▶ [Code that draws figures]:
-- begin --
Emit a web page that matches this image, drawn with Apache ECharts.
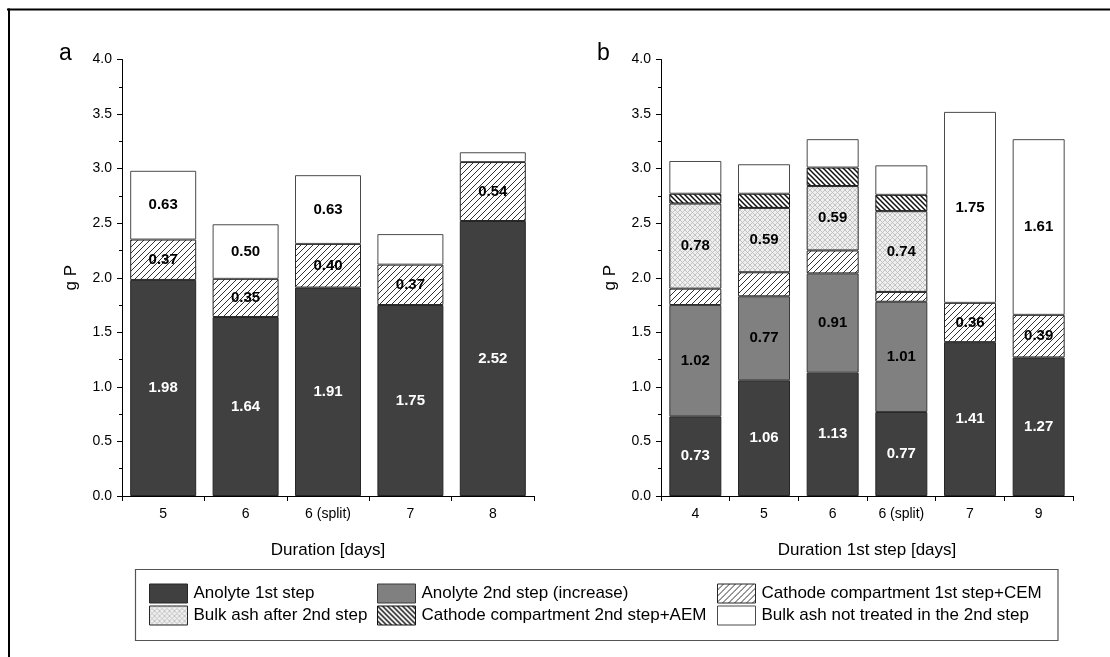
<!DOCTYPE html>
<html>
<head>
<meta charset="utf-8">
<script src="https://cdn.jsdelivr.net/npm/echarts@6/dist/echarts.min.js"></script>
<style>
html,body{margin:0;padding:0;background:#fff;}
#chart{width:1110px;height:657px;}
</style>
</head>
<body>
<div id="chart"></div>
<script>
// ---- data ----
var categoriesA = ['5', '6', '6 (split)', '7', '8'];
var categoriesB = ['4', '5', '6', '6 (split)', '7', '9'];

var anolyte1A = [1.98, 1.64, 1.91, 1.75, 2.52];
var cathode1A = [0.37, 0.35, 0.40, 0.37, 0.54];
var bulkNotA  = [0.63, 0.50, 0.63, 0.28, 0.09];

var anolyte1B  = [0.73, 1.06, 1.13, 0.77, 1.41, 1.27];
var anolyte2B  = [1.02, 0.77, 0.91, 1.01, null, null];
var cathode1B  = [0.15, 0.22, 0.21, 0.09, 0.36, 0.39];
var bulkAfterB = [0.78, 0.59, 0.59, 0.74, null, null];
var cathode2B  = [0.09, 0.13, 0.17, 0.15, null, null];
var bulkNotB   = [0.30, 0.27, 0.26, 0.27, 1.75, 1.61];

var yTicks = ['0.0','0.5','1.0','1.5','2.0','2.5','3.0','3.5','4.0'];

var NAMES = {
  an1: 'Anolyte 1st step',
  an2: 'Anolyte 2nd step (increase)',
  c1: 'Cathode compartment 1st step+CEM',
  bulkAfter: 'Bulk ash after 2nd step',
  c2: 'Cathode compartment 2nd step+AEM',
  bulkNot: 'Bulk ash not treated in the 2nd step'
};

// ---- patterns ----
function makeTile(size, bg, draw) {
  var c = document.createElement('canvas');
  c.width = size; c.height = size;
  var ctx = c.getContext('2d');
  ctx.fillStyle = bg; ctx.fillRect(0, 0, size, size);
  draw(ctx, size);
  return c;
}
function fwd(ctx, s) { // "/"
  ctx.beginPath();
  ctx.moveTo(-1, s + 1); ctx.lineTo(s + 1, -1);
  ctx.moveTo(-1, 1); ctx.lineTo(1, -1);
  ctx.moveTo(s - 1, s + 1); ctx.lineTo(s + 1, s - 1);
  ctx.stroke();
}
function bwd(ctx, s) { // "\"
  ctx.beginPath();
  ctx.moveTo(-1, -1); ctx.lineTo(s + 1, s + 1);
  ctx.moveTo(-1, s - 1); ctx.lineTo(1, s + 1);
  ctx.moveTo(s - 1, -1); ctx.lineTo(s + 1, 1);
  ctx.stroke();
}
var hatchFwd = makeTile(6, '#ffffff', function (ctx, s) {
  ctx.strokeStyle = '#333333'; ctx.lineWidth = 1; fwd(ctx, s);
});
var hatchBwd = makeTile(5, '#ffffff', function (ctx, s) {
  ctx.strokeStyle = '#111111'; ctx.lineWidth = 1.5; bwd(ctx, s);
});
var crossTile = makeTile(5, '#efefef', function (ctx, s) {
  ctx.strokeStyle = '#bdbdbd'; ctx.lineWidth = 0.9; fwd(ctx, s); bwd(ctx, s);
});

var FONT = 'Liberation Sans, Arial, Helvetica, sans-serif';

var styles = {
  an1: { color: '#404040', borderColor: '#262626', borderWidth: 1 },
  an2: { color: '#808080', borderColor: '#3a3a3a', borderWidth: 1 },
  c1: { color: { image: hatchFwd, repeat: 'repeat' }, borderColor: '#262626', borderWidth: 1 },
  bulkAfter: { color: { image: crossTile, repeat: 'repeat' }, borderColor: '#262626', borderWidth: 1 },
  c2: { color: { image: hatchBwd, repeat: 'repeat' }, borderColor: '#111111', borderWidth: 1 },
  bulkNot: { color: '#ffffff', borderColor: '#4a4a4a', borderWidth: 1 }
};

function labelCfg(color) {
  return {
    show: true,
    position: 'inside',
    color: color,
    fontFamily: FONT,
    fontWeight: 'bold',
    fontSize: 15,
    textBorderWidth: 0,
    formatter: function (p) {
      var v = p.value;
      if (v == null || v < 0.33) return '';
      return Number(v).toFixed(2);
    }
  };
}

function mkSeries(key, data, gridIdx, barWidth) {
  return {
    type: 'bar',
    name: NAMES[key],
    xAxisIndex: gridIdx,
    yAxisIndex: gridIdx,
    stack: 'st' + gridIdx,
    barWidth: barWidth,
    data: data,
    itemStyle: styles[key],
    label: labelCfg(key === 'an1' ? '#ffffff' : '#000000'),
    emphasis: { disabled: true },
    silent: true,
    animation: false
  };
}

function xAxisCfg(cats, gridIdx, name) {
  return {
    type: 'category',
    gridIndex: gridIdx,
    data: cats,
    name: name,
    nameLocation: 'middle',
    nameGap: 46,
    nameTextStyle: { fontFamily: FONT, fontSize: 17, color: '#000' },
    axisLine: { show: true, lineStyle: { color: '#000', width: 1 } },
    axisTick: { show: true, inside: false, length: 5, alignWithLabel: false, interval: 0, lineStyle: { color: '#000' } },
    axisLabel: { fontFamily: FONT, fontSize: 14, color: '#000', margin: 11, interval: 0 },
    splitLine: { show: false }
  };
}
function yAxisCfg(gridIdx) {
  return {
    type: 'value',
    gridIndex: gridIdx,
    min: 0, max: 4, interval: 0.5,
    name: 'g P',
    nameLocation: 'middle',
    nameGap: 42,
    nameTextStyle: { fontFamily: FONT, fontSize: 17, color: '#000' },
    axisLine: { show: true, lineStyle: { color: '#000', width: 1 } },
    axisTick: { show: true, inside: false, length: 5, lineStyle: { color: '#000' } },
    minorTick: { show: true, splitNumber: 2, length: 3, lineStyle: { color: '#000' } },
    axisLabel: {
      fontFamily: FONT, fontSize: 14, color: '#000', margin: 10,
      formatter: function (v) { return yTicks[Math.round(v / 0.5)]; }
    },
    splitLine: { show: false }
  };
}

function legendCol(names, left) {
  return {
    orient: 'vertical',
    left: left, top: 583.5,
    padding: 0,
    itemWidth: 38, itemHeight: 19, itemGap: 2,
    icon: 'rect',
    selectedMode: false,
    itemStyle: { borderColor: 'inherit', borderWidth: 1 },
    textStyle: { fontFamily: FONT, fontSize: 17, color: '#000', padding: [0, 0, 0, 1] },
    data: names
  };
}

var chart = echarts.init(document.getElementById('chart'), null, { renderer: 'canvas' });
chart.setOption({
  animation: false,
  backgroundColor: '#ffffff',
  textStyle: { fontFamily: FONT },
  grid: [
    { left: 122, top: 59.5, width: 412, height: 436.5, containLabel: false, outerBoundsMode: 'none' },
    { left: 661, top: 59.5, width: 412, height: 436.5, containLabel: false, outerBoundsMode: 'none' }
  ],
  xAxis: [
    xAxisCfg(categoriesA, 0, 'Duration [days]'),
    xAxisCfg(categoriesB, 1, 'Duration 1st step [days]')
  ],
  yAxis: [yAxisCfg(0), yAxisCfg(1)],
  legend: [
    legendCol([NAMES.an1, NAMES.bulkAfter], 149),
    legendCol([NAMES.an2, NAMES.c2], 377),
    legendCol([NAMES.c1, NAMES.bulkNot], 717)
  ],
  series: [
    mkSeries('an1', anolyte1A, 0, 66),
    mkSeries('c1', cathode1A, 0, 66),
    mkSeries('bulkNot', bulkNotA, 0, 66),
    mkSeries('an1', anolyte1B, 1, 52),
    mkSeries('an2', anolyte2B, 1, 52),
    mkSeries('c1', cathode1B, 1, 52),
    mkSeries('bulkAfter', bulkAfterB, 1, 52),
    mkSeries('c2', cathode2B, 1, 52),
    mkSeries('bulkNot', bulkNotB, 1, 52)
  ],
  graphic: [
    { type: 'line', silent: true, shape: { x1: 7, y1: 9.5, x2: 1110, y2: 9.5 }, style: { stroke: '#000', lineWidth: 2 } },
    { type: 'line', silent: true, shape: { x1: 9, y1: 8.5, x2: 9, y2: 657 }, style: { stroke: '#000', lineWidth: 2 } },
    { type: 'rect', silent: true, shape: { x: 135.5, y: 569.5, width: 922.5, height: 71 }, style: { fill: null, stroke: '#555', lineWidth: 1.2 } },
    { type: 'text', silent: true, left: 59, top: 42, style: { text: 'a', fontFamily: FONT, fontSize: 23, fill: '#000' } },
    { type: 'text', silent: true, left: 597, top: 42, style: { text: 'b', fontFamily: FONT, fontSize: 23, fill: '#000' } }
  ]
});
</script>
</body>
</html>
-- end --
-- begin --
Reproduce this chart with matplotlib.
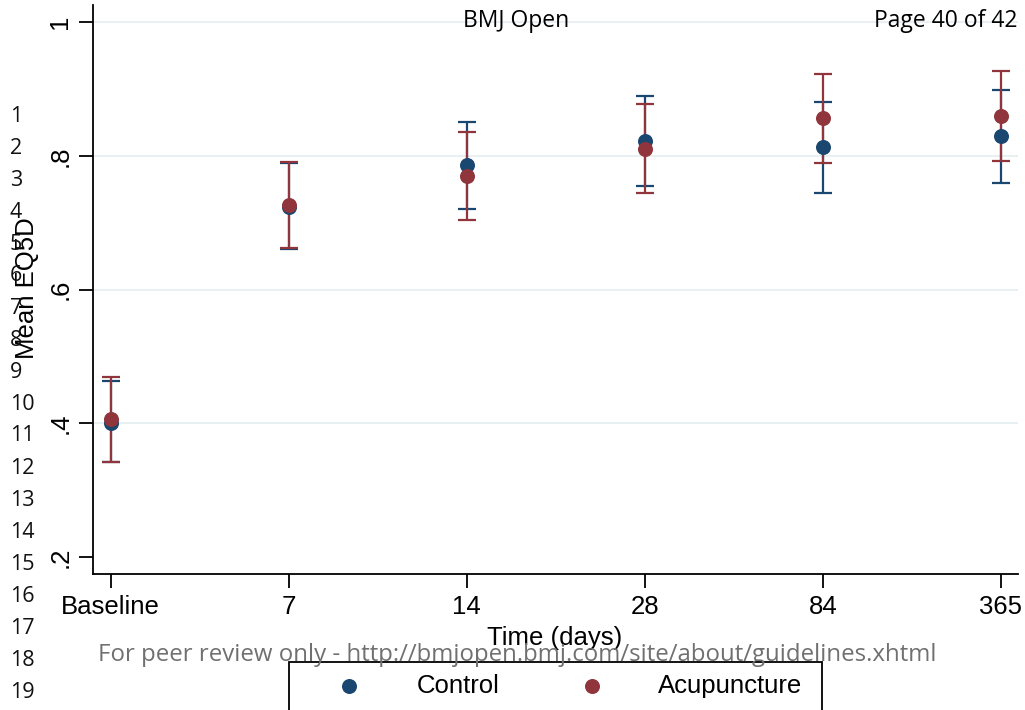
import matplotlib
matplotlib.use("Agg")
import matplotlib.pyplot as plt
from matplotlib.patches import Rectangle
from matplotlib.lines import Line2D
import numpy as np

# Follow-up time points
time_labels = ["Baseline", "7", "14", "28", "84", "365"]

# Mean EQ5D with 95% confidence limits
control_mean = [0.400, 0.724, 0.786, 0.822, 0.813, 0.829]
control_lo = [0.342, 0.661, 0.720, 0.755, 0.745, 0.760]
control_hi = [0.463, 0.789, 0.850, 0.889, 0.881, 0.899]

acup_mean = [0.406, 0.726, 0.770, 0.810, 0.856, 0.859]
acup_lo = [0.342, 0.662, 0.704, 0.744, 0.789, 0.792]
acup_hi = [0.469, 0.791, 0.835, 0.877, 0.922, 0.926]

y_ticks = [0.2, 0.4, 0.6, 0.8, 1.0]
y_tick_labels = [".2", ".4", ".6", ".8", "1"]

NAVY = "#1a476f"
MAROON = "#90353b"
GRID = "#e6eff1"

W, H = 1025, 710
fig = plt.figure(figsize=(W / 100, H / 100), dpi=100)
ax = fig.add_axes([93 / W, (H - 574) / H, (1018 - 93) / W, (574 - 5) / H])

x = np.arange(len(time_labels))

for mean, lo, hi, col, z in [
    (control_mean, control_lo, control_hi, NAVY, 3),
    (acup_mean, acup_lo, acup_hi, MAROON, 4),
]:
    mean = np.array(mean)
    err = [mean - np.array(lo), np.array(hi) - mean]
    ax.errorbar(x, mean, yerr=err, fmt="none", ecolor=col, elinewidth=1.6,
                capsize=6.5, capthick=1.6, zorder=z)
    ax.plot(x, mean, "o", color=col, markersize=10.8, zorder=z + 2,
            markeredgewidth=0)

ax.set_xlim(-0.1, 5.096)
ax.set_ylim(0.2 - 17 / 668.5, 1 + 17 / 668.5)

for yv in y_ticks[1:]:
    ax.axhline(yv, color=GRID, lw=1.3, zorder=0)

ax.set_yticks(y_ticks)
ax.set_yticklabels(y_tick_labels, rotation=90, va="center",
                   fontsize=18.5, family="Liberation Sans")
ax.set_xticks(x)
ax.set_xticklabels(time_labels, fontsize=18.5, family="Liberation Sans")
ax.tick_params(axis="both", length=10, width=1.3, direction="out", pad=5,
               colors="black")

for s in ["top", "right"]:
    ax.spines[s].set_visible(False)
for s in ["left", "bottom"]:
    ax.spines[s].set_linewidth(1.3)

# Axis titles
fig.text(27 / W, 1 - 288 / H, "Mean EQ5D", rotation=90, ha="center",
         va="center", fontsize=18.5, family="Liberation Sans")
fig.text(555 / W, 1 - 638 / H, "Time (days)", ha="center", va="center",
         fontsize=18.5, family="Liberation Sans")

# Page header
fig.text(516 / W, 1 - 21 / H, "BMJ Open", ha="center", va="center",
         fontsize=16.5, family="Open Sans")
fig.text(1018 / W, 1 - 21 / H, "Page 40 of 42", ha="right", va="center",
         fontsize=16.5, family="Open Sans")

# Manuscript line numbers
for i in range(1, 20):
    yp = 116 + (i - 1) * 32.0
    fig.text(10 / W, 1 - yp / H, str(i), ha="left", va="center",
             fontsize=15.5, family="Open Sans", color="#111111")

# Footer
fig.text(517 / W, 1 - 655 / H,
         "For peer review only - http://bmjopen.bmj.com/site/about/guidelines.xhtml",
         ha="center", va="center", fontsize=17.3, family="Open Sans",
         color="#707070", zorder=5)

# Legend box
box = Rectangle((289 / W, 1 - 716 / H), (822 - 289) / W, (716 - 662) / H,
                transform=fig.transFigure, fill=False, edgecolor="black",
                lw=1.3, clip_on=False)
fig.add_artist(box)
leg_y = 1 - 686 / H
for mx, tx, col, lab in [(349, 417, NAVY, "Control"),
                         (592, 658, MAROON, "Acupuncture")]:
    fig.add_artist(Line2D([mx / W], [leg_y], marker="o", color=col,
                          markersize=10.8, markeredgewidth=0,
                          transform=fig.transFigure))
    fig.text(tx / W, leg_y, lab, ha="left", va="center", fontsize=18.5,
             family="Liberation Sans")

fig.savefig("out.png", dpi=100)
-- end --
-- begin --
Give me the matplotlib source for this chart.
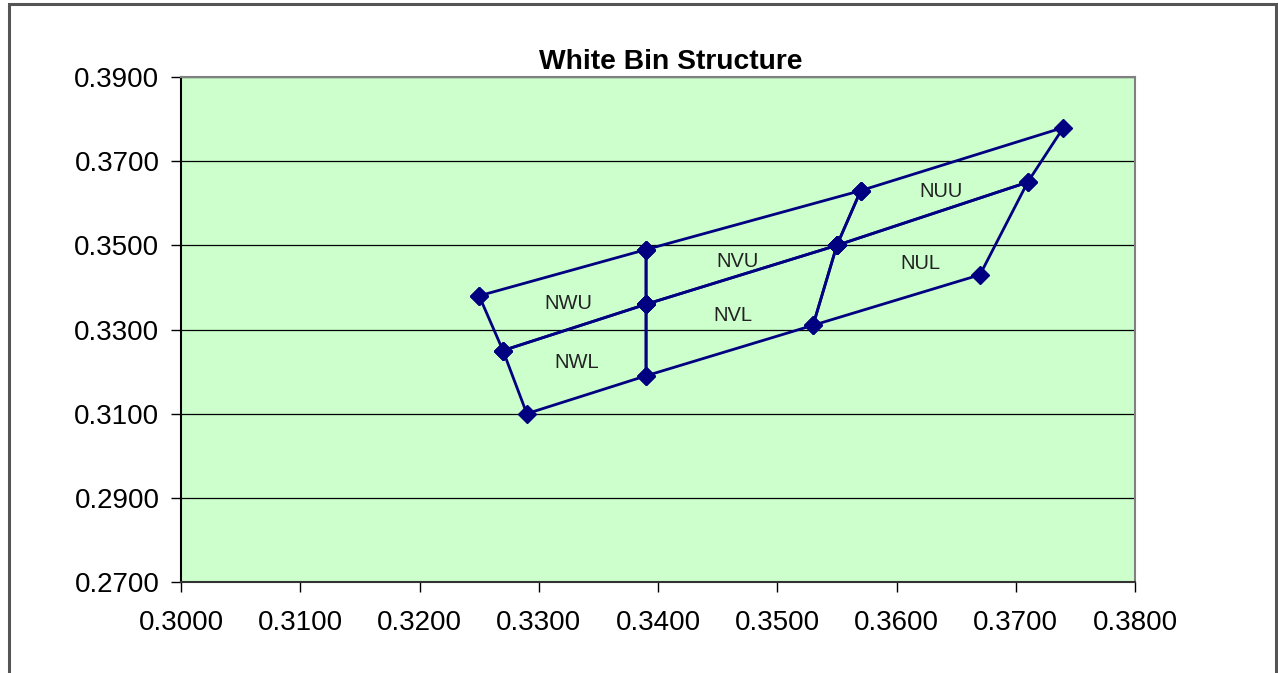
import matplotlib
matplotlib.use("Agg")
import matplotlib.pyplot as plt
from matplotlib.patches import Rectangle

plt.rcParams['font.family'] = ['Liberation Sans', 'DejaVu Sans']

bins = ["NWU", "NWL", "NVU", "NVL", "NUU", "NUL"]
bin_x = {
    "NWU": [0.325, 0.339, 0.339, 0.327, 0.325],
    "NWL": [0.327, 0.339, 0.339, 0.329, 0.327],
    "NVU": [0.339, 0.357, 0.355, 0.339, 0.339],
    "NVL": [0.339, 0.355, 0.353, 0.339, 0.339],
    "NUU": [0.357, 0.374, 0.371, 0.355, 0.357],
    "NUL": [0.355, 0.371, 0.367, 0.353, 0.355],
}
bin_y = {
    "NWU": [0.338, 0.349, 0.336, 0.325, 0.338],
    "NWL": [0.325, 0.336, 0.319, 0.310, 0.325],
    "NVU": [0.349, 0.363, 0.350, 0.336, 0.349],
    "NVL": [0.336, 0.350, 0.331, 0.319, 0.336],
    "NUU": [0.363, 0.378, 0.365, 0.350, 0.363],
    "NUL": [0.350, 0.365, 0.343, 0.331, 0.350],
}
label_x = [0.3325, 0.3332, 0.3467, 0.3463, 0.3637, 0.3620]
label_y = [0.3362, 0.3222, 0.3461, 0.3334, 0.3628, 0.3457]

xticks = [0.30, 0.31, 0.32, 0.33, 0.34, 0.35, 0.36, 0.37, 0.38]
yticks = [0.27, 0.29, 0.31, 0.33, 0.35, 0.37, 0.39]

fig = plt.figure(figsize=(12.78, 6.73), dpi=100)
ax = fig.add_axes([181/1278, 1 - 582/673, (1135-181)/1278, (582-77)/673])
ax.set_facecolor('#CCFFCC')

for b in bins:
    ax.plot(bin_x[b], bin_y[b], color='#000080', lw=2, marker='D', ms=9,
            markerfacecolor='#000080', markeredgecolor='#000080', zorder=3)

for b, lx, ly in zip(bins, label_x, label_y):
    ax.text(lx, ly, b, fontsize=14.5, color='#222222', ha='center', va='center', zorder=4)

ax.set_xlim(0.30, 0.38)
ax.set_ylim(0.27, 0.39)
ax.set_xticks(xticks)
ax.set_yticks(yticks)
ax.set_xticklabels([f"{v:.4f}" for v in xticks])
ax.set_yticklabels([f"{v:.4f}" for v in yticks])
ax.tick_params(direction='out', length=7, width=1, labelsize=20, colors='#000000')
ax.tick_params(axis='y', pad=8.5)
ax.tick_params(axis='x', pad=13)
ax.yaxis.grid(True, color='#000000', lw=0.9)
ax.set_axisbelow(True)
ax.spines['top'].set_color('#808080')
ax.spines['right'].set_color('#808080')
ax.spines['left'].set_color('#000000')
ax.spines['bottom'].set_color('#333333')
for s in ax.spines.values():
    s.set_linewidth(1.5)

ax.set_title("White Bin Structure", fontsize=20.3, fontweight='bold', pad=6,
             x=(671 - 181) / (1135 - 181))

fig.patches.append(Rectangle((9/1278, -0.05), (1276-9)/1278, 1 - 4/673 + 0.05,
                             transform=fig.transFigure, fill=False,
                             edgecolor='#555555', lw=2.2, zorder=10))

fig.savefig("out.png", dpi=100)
-- end --
▶ [EXERCISE DIRECTIONS]:
Output word for word the lines running from the one containing "Emit a web page" to the one containing "var categoriesB = ['4', '5', '6', '6", both included, leaving out the pictures.

▶ [EXERCISE ANSWER]:
Emit a web page that matches this image, drawn with Apache ECharts.
<!DOCTYPE html>
<html>
<head>
<meta charset="utf-8">
<script src="https://cdn.jsdelivr.net/npm/echarts@6/dist/echarts.min.js"></script>
<style>
html,body{margin:0;padding:0;background:#fff;}
#chart{width:1110px;height:657px;}
</style>
</head>
<body>
<div id="chart"></div>
<script>
// ---- data ----
var categoriesA = ['5', '6', '6 (split)', '7', '8'];
var categoriesB = ['4', '5', '6', '6 (split)', '7', '9'];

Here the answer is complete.